Orta Doğu'da sınırlar kalmasın bu yüzden yeni bir sınır gibi bir derdimiz yok. Ne partimizin nede diğer Kürt ulusal özgürlüklerin böyle bir hedefi var. Bunu aşmanın tek yolu var halkın demokratik iradesini  geliştirerek Batı Kürdistan da olduğu gibi Rojava diye tanımlıyoruz. Biz bu gün Rojava’da halk gerçekten taktir edilebilecek bir örgütlülük yarattı. Kendine savunmasından beslenmesine eğitimine kadar bütün alanlarını örgütledi ve kendi yaşamlarına kendilerine sahip çıktılar. Tabi bu 30 yıllık bir siyasal kültürün yarattığı bir sonuçtur. İmralı süreci beklediğimiz bir süreçtir. uzun süredir bütün siyasal eylemlerimizi bu süreç başlasın diye örgütlüyorduk. Kan dökülmesin, insanlar ölmesin sorunlarımızı çatışma olmadan demokratik alanlarda çözelim. Ancak şöyle bir sorun var. Kürt'lerin Devlete güveni kalmamış. Yani şimdi silah bırakın diyorlar. Tamam bırakın yani bunun karşılığı ve güvencesi ne? Çünkü bundan önce aynı şey Şeyh Sait isyanında ve arkadaşlarına uygulandı. Aynı şey Dersim olayında oldu tamam gelin konuşalım geldiler fakat ipe gitti. Adamlar bu duruma nasıl güvensinler insanlar. 

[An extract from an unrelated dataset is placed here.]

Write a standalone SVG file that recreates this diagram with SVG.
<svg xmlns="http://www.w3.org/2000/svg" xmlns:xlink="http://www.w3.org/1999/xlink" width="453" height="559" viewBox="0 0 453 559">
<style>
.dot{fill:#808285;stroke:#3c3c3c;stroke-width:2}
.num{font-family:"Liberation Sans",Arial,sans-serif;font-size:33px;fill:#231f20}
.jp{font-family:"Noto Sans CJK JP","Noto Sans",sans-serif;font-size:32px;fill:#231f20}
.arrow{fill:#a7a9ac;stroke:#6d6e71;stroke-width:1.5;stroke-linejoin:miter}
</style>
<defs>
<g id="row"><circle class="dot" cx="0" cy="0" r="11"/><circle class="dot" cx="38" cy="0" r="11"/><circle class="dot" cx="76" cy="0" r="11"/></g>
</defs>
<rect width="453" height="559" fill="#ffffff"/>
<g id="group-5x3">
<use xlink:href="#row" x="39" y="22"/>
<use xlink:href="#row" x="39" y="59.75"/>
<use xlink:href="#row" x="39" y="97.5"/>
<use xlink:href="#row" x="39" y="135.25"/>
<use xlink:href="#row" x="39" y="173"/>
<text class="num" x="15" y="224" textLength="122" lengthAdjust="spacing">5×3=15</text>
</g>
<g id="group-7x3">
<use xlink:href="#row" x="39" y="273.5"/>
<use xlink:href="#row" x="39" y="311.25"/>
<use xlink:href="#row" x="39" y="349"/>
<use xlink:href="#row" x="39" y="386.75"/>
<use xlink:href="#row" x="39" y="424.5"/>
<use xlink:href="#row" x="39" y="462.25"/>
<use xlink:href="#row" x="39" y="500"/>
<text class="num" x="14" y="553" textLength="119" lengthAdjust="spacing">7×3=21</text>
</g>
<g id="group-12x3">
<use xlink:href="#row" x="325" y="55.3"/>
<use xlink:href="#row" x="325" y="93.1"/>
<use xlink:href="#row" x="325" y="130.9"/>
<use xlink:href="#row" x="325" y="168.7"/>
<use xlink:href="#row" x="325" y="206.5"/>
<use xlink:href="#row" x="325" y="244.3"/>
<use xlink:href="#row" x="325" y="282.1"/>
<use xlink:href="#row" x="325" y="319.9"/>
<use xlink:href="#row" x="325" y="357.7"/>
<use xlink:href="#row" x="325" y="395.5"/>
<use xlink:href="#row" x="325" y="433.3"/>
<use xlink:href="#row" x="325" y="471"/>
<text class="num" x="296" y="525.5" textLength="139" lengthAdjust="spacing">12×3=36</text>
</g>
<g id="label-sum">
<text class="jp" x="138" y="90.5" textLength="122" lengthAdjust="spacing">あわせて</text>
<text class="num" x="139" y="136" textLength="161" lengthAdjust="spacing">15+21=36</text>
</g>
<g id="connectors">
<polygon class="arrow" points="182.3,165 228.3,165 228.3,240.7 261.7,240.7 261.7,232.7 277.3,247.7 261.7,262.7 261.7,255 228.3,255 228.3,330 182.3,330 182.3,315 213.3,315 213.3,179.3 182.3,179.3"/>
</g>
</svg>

Şimdi Devlet bir irade geliştirmiş direk siyasal olarak muhatap olmak istemiyor. Oda anlaşılabilir alt bürokratik birimlerini bu anlamda çalıştırıyor şimdi bu süreçte neler konuşuluyor tabi bazı şeylerin gizli kalması gerekiyor. İşin doğası gereği, belki ama sürecin halka açık olması gerekiyor. Halk ne olduğunu bilmeden karşısında yada yanında yer aldığını bilecek. Sonuçta bu halk için yapılan bir şey öyle anlaşılıyor ki bazı zeminlerde anlaşma sağlanmış en azından çatışma alanın tasfiyesi anlamında bazı anlaşmalar oluşturulmuş. Bunların nasıl yaşam bulacağı muhtemelen görüşülecektir. Ama bu konuda dileğim şudur bu topraklar bir daha genç insanların kanlarını görmesin genç insanlar bu toprakta ölmesin.